◆ Given problem ◆
Gather every line in the records below that contains the word "this".

========================================================================

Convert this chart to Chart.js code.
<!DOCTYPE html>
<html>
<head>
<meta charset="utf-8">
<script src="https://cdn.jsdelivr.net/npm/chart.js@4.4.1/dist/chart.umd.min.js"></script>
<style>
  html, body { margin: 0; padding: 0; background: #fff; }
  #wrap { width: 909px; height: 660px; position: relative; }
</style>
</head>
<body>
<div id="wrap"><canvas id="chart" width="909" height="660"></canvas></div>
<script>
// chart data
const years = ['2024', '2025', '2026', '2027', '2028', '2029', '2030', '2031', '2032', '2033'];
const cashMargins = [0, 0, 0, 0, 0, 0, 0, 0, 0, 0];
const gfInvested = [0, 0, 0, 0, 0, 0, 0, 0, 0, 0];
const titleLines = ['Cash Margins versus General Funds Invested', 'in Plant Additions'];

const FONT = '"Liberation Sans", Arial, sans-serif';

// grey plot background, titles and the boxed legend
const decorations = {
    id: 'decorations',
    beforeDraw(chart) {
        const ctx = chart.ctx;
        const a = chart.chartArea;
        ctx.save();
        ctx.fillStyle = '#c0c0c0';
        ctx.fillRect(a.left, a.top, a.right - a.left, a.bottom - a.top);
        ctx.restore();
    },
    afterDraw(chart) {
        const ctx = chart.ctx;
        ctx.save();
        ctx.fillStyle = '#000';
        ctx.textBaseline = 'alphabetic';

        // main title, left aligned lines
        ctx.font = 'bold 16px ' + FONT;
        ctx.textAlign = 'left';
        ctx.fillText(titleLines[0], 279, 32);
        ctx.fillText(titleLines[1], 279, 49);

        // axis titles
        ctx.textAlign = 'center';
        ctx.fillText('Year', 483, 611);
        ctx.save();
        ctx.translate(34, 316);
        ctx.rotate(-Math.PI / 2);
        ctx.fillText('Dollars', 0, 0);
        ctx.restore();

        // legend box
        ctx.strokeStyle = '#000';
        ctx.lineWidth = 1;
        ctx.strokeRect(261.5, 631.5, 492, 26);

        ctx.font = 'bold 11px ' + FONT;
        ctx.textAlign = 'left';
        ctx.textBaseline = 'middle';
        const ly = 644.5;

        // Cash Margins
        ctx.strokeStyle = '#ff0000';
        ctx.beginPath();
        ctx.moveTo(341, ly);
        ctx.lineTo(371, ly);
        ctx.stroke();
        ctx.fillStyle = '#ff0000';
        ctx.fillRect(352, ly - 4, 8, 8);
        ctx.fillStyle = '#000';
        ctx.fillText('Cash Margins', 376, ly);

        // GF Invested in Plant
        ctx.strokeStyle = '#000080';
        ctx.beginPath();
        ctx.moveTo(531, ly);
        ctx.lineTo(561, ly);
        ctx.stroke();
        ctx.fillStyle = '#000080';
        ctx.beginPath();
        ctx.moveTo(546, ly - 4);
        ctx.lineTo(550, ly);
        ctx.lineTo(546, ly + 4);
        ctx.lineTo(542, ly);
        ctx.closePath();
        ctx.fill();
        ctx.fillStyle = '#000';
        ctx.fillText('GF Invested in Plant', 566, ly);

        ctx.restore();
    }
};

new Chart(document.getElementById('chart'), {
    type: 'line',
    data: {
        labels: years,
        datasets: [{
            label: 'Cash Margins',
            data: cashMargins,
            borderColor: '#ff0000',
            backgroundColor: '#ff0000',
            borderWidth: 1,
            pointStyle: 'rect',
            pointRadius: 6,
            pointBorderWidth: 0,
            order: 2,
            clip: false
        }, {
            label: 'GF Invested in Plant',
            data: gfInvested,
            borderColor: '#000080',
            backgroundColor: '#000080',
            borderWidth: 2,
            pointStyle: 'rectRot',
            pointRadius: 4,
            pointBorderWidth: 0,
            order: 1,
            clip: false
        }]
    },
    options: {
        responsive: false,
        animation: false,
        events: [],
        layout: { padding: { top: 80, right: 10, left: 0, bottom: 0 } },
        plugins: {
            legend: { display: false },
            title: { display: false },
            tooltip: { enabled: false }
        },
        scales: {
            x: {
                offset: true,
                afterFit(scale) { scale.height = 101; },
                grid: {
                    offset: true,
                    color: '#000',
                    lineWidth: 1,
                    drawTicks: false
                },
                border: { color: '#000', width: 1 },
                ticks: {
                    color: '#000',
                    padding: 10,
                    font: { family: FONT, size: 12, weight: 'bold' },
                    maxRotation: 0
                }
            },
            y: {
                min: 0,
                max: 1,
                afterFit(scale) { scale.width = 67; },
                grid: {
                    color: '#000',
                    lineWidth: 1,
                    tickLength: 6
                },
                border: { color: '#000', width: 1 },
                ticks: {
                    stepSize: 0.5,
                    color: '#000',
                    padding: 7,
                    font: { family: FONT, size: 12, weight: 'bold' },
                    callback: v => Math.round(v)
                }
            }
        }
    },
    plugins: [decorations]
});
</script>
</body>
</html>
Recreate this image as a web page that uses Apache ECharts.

========================================================================

◆ Result of the task ◆
Convert this chart to Chart.js code.
Recreate this image as a web page that uses Apache ECharts.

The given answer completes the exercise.